Along with potential patrons who want to avoid a bunk coffee shop, business owners in the coffee and food trade would be smart to reference Miller’s blog entries to see how customers are perceiving their stores. Is the coffee stale? Are there too many employees working one shift? How’s the Wi-Fi service? Is a competing coffee shop going to be opening soon? Without the red pen of an editor looming or an allegiance to any group, Miller doesn’t mince words. Overall, his disposition is positive, though he won’t shy away from sharing insightful criticisms.
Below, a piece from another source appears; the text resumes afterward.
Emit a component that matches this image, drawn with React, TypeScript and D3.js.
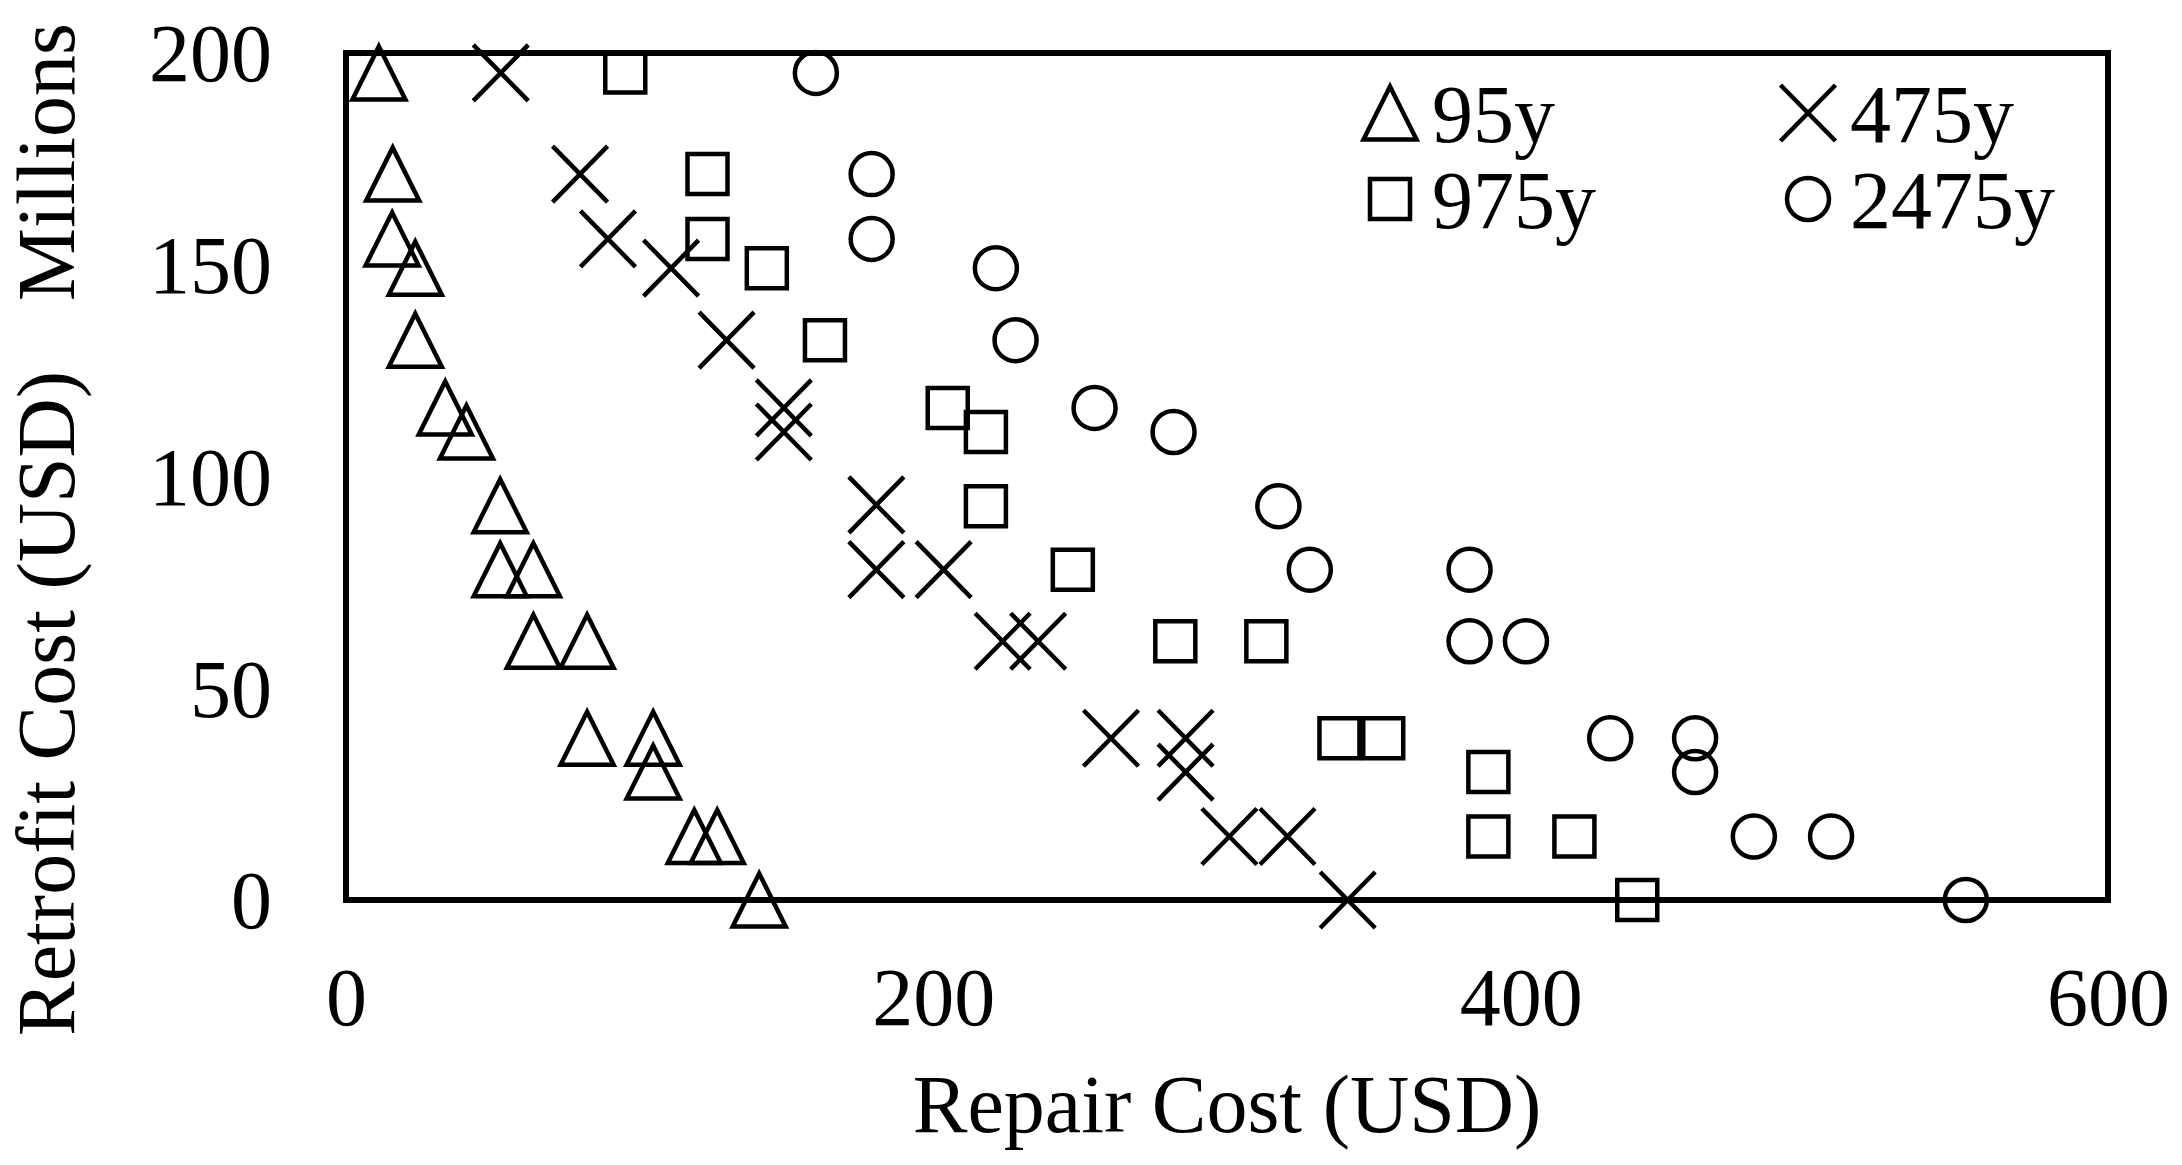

There is always a question of credibility when it comes to blogs. Anyone can write one, regardless of their professional or academic credentials, or lack thereof. Miller is well-informed and rather balanced (though he definitely has a soft spot for local coffee faves like Alterra Coffee Roasters and Stone Creek Coffee, and you can guarantee he’s going to favor the small and independently owned coffee houses versus the large corporate chain coffee stores). To give the blog more depth, however, “Milwaukee Specialty Food and Coffee” has opened its forum to contributing authors like Mary Dally-Muenzmaier, former marketing manager and blogger for Stone Creek Coffee and Kristine Hansen, co-author of The Complete Idiot’s Guide to Coffee & Tea. To widen the conversation even further, readers are invited to post their facts and opinions on the site too.

While “Milwaukee Specialty Food and Coffee” devotes itself to, well, specialty food and coffee, the site includes a diverse list of subjects, ranging from “Shameless Panhandling” and “Heinousness Alerts” to religion and travel. “I think most bloggers find the bully pulpit irresistible,” Miller says. “And I’m no exception!”